En même temps, dans les couloirs du Palais du peuple, des sources rapportent qu’une motion de défiance contre le Premier ministre circule sous le manteau. Il émanerait de l’Opposition qui, une fois de plus, s’est liguée momentanément avec les caciques de la Majorité autour d’une, même cause: Matata.

La question électorale

La session ordinaire de septembre se penchera essentiellement sur l’examen du projet de budget 2016. D’ailleurs, c’est à ce niveau que sera clairement connue l’option du gouvernement quant à sa volonté de tenir les scrutins.

Sans équivoque, la question des élections, notamment l’option clairement levée par la Cour constitutionnelle de revoir le calendrier électoral global, sera remise sur la table des discussions. Pas évident que le Parlement fasse une incursion sur la question du dialogue politique - le sujet relevant entièrement du leadership du chef de l’Etat.

Dans tous les cas, les détracteurs du gouvernement - ceux qui cherchent depuis toujours à faire descendre le Premier ministre de son piédestal - n’ont pas encore dit leur dernier mot. Ils sont à l’affût, prêt à s’engouffrer dans la brèche en vue de déclencher une action parlementaire’ contre Matata et son équipe.

Au Parlement, le risque est grand. En se prêtant à un jeu politique qui ne cadre pas avec sa mission, le Parlement risque de perdre ce qu’il a de plus précieux : sa crédibilité. « Temple de la démocratie » par excellence, l’Assemblée nationale est liée à des vertus qu’elle est censée protéger et défendre pour son rayonnement. S’en départir, c’est remettre en cause tous les acquis d’un travail parlementaire qui tient depuis 2006.
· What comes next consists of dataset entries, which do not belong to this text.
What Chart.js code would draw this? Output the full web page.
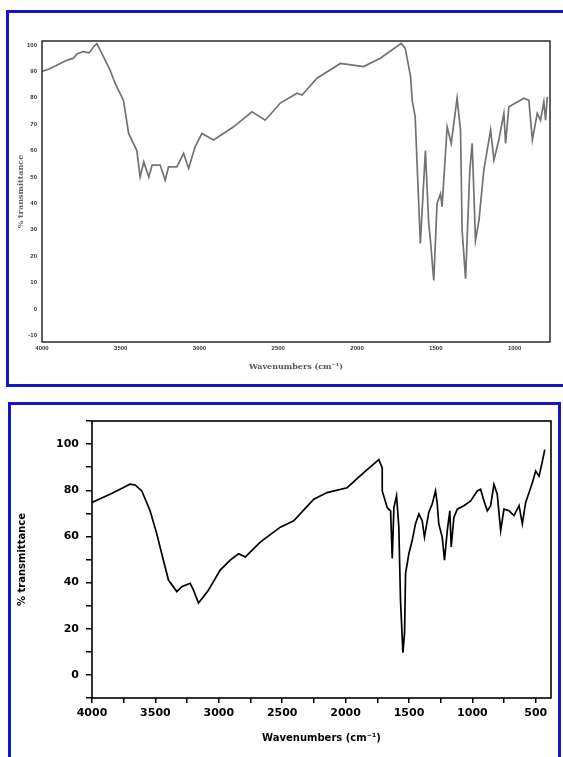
<!DOCTYPE html>
<html>
<head>
<meta charset="utf-8">
<script src="https://cdn.jsdelivr.net/npm/chart.js@4.4.1/dist/chart.umd.min.js"></script>
<style>
  html, body { margin: 0; padding: 0; background: #fff; }
  body { width: 563px; height: 757px; position: relative; overflow: hidden; }
  .panel { position: absolute; box-sizing: border-box; border: 3px solid #1515c4; }
  #panelTop { left: 6px; top: 10px; width: 600px; height: 377px; }
  #panelBottom { left: 8px; top: 402px; width: 553px; height: 400px; }
  canvas { position: absolute; left: 0; }
  #topChart { top: 0; }
  #bottomChart { top: 390px; }
</style>
</head>
<body>
<div class="panel" id="panelTop"></div>
<div class="panel" id="panelBottom"></div>
<canvas id="topChart" width="563" height="390"></canvas>
<canvas id="bottomChart" width="563" height="367"></canvas>
<script>
// Espectro superior (gris)
const topWavenumber = [4000, 3950, 3900, 3850, 3800, 3780, 3740, 3700, 3670, 3652, 3610, 3568, 3536, 3483, 3450, 3398, 3377, 3354, 3322, 3301, 3250, 3218, 3197, 3144, 3101, 3069, 3028, 2985, 2911, 2784, 2667, 2583, 2487, 2381, 2349, 2254, 2106, 1958, 1852, 1720, 1694, 1660, 1650, 1631, 1598, 1566, 1545, 1534, 1513, 1492, 1470, 1460, 1428, 1402, 1365, 1343, 1333, 1311, 1284, 1269, 1248, 1226, 1195, 1152, 1131, 1100, 1068, 1057, 1036, 941, 909, 887, 856, 835, 814, 803, 792];
const topTransmittance = [90, 91, 92.5, 94, 95, 96.5, 97.5, 97, 99.5, 100.5, 95.6, 90.5, 85.5, 79, 66.5, 60, 50, 55.7, 50, 54.5, 54.5, 48.8, 53.8, 53.8, 58.9, 53.2, 61.4, 66.5, 64, 69, 74.7, 71.5, 78, 81.7, 81, 87.4, 93, 91.8, 95, 100.6, 98.7, 88, 79, 72.8, 24.8, 60, 32.4, 26, 10.8, 40, 43.7, 38.7, 69, 62.7, 79.8, 67.8, 29.8, 11.5, 52.6, 62.7, 26, 33.6, 52.6, 67.8, 56.4, 64, 74.1, 62.7, 76.6, 79.8, 79, 64, 74.1, 71.5, 78.5, 71.5, 80.4];
const topXTicks = [4000, 3500, 3000, 2500, 2000, 1500, 1000];
const topYTicks = [100, 90, 80, 70, 60, 50, 40, 30, 20, 10, 0, -10];

// Espectro inferior (negro)
const botWavenumber = [4000, 3858, 3779, 3700, 3660, 3607, 3542, 3489, 3437, 3397, 3331, 3292, 3226, 3200, 3160, 3121, 3081, 2989, 2910, 2844, 2791, 2673, 2515, 2409, 2251, 2146, 1988, 1857, 1738, 1711, 1711, 1672, 1645, 1632, 1619, 1598, 1580, 1567, 1548, 1535, 1527, 1501, 1475, 1449, 1422, 1396, 1378, 1344, 1317, 1291, 1278, 1265, 1238, 1220, 1198, 1178, 1167, 1146, 1119, 1067, 1014, 961, 935, 909, 882, 856, 830, 804, 777, 751, 711, 672, 632, 606, 580, 553, 527, 501, 474, 448, 429];
const botTransmittance = [74.7, 78.3, 80.4, 82.6, 82.3, 79.7, 71.1, 61.1, 49.7, 41.1, 36.1, 38.2, 39.7, 36.8, 31.1, 33.9, 36.8, 45.4, 49.7, 52.5, 51.1, 57.5, 64, 66.8, 76.1, 79, 81.1, 87.6, 93.3, 89.7, 79.7, 72.5, 71.1, 50.4, 72.5, 77.6, 64, 32.5, 9.6, 18.2, 44, 52.5, 58.2, 65.4, 69.7, 66.8, 59.7, 70.4, 74, 79.7, 74.7, 65.4, 59.7, 49.7, 62.5, 71.1, 55.4, 68.2, 71.8, 73.3, 75.4, 79.7, 80.4, 75.4, 71.1, 73.3, 82.6, 78.3, 62.5, 71.8, 71.1, 69, 73.3, 65.4, 74.7, 79, 83.3, 88.3, 86.1, 92.6, 97.6];
const botXLabels = [4000, 3500, 3000, 2500, 2000, 1500, 1000, 500];
const botXMinor = [3750, 3250, 2750, 2250, 1750, 1250, 750];
const botYLabels = [100, 80, 60, 40, 20, 0];
const botYMinor = [110, 90, 70, 50, 30, 10, -10];

// Marco negro alrededor del área de la gráfica
const framePlugin = {
    id: 'frame',
    afterDatasetsDraw(chart, args, opts) {
        const { ctx, chartArea: a } = chart;
        ctx.save();
        ctx.strokeStyle = opts.color;
        ctx.lineWidth = opts.width;
        ctx.strokeRect(a.left, a.top, a.right - a.left, a.bottom - a.top);
        ctx.restore();
    }
};

function toPoints(xs, ys) {
    return xs.map((x, i) => ({ x: x, y: ys[i] }));
}

function setTicks(values) {
    return function (scale) {
        scale.ticks = values.slice().sort((a, b) => a - b).map(v => ({ value: v }));
    };
}

// ===================================
// GRÁFICA SUPERIOR
// ===================================
new Chart(document.getElementById('topChart'), {
    type: 'line',
    data: {
        datasets: [{
            data: toPoints(topWavenumber, topTransmittance),
            borderColor: '#727272',
            borderWidth: 1.7,
            pointRadius: 0,
            tension: 0,
            fill: false
        }]
    },
    options: {
        responsive: false,
        animation: false,
        layout: { padding: { left: 12, top: 41, right: 13, bottom: 14 } },
        plugins: {
            legend: { display: false },
            tooltip: { enabled: false },
            frame: { color: '#2a2a2a', width: 1.5 }
        },
        scales: {
            x: {
                type: 'linear',
                reverse: true,
                min: 775,
                max: 4000,
                afterBuildTicks: setTicks(topXTicks),
                afterFit: (s) => { s.height = 34; },
                border: { display: false },
                grid: { display: false, drawTicks: false },
                ticks: {
                    padding: 3,
                    color: '#333',
                    font: { family: 'Liberation Sans', size: 6, weight: 'bold' },
                    maxRotation: 0,
                    callback: (v) => String(v)
                },
                title: {
                    display: true,
                    text: 'Wavenumbers (cm\u207B\u00B9)',
                    color: '#555',
                    font: { family: 'DejaVu Serif', size: 8, weight: 'bold' },
                    padding: { top: 4, bottom: 4 }
                }
            },
            y: {
                min: -12.5,
                max: 101.5,
                afterBuildTicks: setTicks(topYTicks),
                afterFit: (s) => { s.width = 30; },
                border: { display: false },
                grid: { display: false, drawTicks: false },
                ticks: {
                    padding: 5,
                    color: '#333',
                    font: { family: 'Liberation Sans', size: 6, weight: 'bold' },
                    callback: (v) => String(v)
                },
                title: {
                    display: true,
                    text: '% transmittance',
                    color: '#666',
                    font: { family: 'DejaVu Serif', size: 8, weight: 'bold' },
                    padding: { top: 4, bottom: 4 }
                }
            }
        }
    },
    plugins: [framePlugin]
});

// ===================================
// GRÁFICA INFERIOR
// ===================================
new Chart(document.getElementById('bottomChart'), {
    type: 'line',
    data: {
        datasets: [{
            data: toPoints(botWavenumber, botTransmittance),
            borderColor: '#000',
            borderWidth: 1.7,
            pointRadius: 0,
            tension: 0,
            fill: false
        }]
    },
    options: {
        responsive: false,
        animation: false,
        layout: { padding: { left: 12, top: 31, right: 12, bottom: 9 } },
        plugins: {
            legend: { display: false },
            tooltip: { enabled: false },
            frame: { color: '#000', width: 1.6 }
        },
        scales: {
            x: {
                type: 'linear',
                reverse: true,
                min: 380,
                max: 4000,
                afterBuildTicks: setTicks(botXLabels.concat(botXMinor)),
                afterFit: (s) => { s.height = 50; },
                border: { display: false },
                grid: {
                    drawOnChartArea: false,
                    drawTicks: true,
                    tickLength: 5,
                    color: '#000',
                    lineWidth: 1.5
                },
                ticks: {
                    padding: 4,
                    color: '#000',
                    maxRotation: 0,
                    autoSkip: false,
                    font: { family: 'DejaVu Sans', size: 11, weight: 'bold' },
                    callback: (v) => botXLabels.includes(v) ? String(v) : ''
                },
                title: {
                    display: true,
                    text: 'Wavenumbers (cm\u207B\u00B9)',
                    color: '#000',
                    font: { family: 'DejaVu Sans', size: 10, weight: 'bold' },
                    padding: { top: 4, bottom: 4 }
                }
            },
            y: {
                min: -10,
                max: 110,
                afterBuildTicks: setTicks(botYLabels.concat(botYMinor)),
                afterFit: (s) => { s.width = 80; },
                border: { display: false },
                grid: {
                    drawOnChartArea: false,
                    drawTicks: true,
                    tickLength: 6,
                    color: '#000',
                    lineWidth: 1.5
                },
                ticks: {
                    padding: 7,
                    color: '#000',
                    autoSkip: false,
                    font: { family: 'DejaVu Sans', size: 11, weight: 'bold' },
                    callback: (v) => botYLabels.includes(v) ? String(v) : ''
                },
                title: {
                    display: true,
                    text: '% transmittance',
                    color: '#000',
                    font: { family: 'DejaVu Sans', size: 10, weight: 'bold' },
                    padding: { top: 4, bottom: 4 }
                }
            }
        }
    },
    plugins: [framePlugin]
});
</script>
</body>
</html>
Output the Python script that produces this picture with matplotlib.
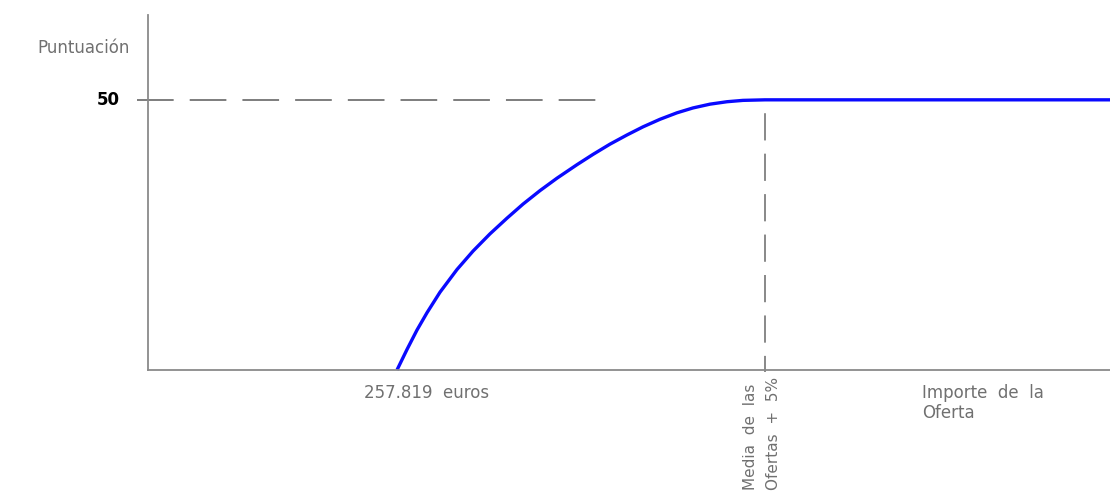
import matplotlib.pyplot as plt
import numpy as np

# curve (x in drawing units from the y axis, y = puntuacion)
curve_x = [249, 259, 269, 279, 292, 309, 325, 342, 359, 375, 392, 409,
           429, 445, 462, 479, 495, 512, 529, 545, 562, 579, 595, 617]
curve_y = [0, 3.8, 7.4, 10.6, 14.4, 18.6, 22.0, 25.2, 28.1, 30.7, 33.2, 35.5,
           38.0, 39.9, 41.8, 43.5, 45.0, 46.4, 47.6, 48.5, 49.2, 49.65, 49.9, 50]
flat_x = [617, 962]
flat_y = [50, 50]

max_score = 50
x_media = 617
x_min_label = 249
x_end = 962
y_top = 65.7

fig = plt.figure(figsize=(11.10, 4.97), dpi=100)
ax = fig.add_axes([148/1110, 127/497, 962/1110, 355/497])
ax.set_xlim(0, x_end)
ax.set_ylim(0, y_top)

# axes drawn as plain gray lines
for s in ['top', 'right']:
    ax.spines[s].set_visible(False)
for s in ['left', 'bottom']:
    ax.spines[s].set_color('#8a8a8a')
    ax.spines[s].set_linewidth(1.3)
ax.set_xticks([])
ax.set_yticks([])

# reference dashes
ax.plot([-11, 449], [max_score, max_score], color='#5a5a5a', lw=1.1,
        ls=(0, (24, 10.5)), clip_on=False)
ax.plot([x_media, x_media], [max_score, -0.4], color='#888888', lw=1.4,
        ls=(14, (14, 6.8)), clip_on=False)

# scoring curve
ax.plot(curve_x + flat_x[1:], curve_y + flat_y[1:], color='#0a0aff', lw=2.4,
        solid_capstyle='butt', solid_joinstyle='round', clip_on=False)

gray = '#707070'
ax.text(-111, 59.6, 'Puntuación', color=gray, fontsize=12, ha='left', va='center')
ax.text(-28, max_score, '50', color='black', fontsize=12, fontweight='bold',
        ha='right', va='center')
ax.text(x_min_label + 30, -4.2, '257.819  euros', color=gray, fontsize=12,
        ha='center', va='center')
ax.text(x_media - 3, -1.3, 'Media  de  las\nOfertas  +  5%', color=gray,
        fontsize=11, rotation=90, ha='center', va='top', linespacing=1.6,
        multialignment='left')
ax.text(774, -6.1, 'Importe  de  la\nOferta', color=gray, fontsize=12,
        ha='left', va='center', linespacing=1.2)

fig.savefig('out.png', dpi=100)
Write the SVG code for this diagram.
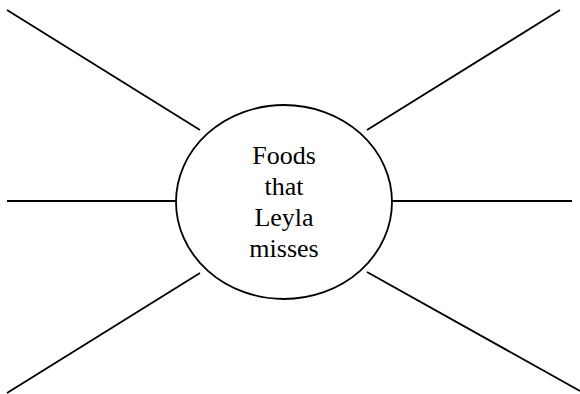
<svg xmlns="http://www.w3.org/2000/svg" width="580" height="394" viewBox="0 0 580 394">
<style>
.ln{stroke:#000;stroke-width:1.8;fill:none}
.t{font-family:"Liberation Serif","Times New Roman",serif;font-size:26px;fill:#000;text-anchor:middle}
</style>
<rect width="580" height="394" fill="#fff"/>
<g id="connectors">
<line class="ln" x1="7" y1="10" x2="200" y2="130"/>
<line class="ln" x1="560" y1="10" x2="367" y2="130"/>
<line class="ln" x1="7" y1="201" x2="176" y2="201"/>
<line class="ln" x1="392" y1="201" x2="572" y2="201"/>
<line class="ln" x1="7" y1="393" x2="200" y2="273"/>
<line class="ln" x1="367" y1="272" x2="580" y2="391"/>
</g>
<g id="center">
<ellipse class="ln" cx="284" cy="202" rx="108" ry="97"/>
<text class="t" x="284" y="164">Foods</text>
<text class="t" x="284" y="195">that</text>
<text class="t" x="284" y="226">Leyla</text>
<text class="t" x="284" y="257">misses</text>
</g>
</svg>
Dans l’actuelle architecture institutionnelle de la République, s’attaquer à Matata c’est viser, entre autres, le chef de l’Etat, unique détenteur de la vision sur base de laquelle le Premier ministre a fondé toute son action. La Majorité acceptera-t-elle de se faire hara-kiri en donnant à l’Opposition des arguments pour l’affaiblir? Le Parlement ferait mieux de retourner sa langue sept fois avant de se lancer dans une attaque en règle contre le gouvernement, émanation directe de la Majorité.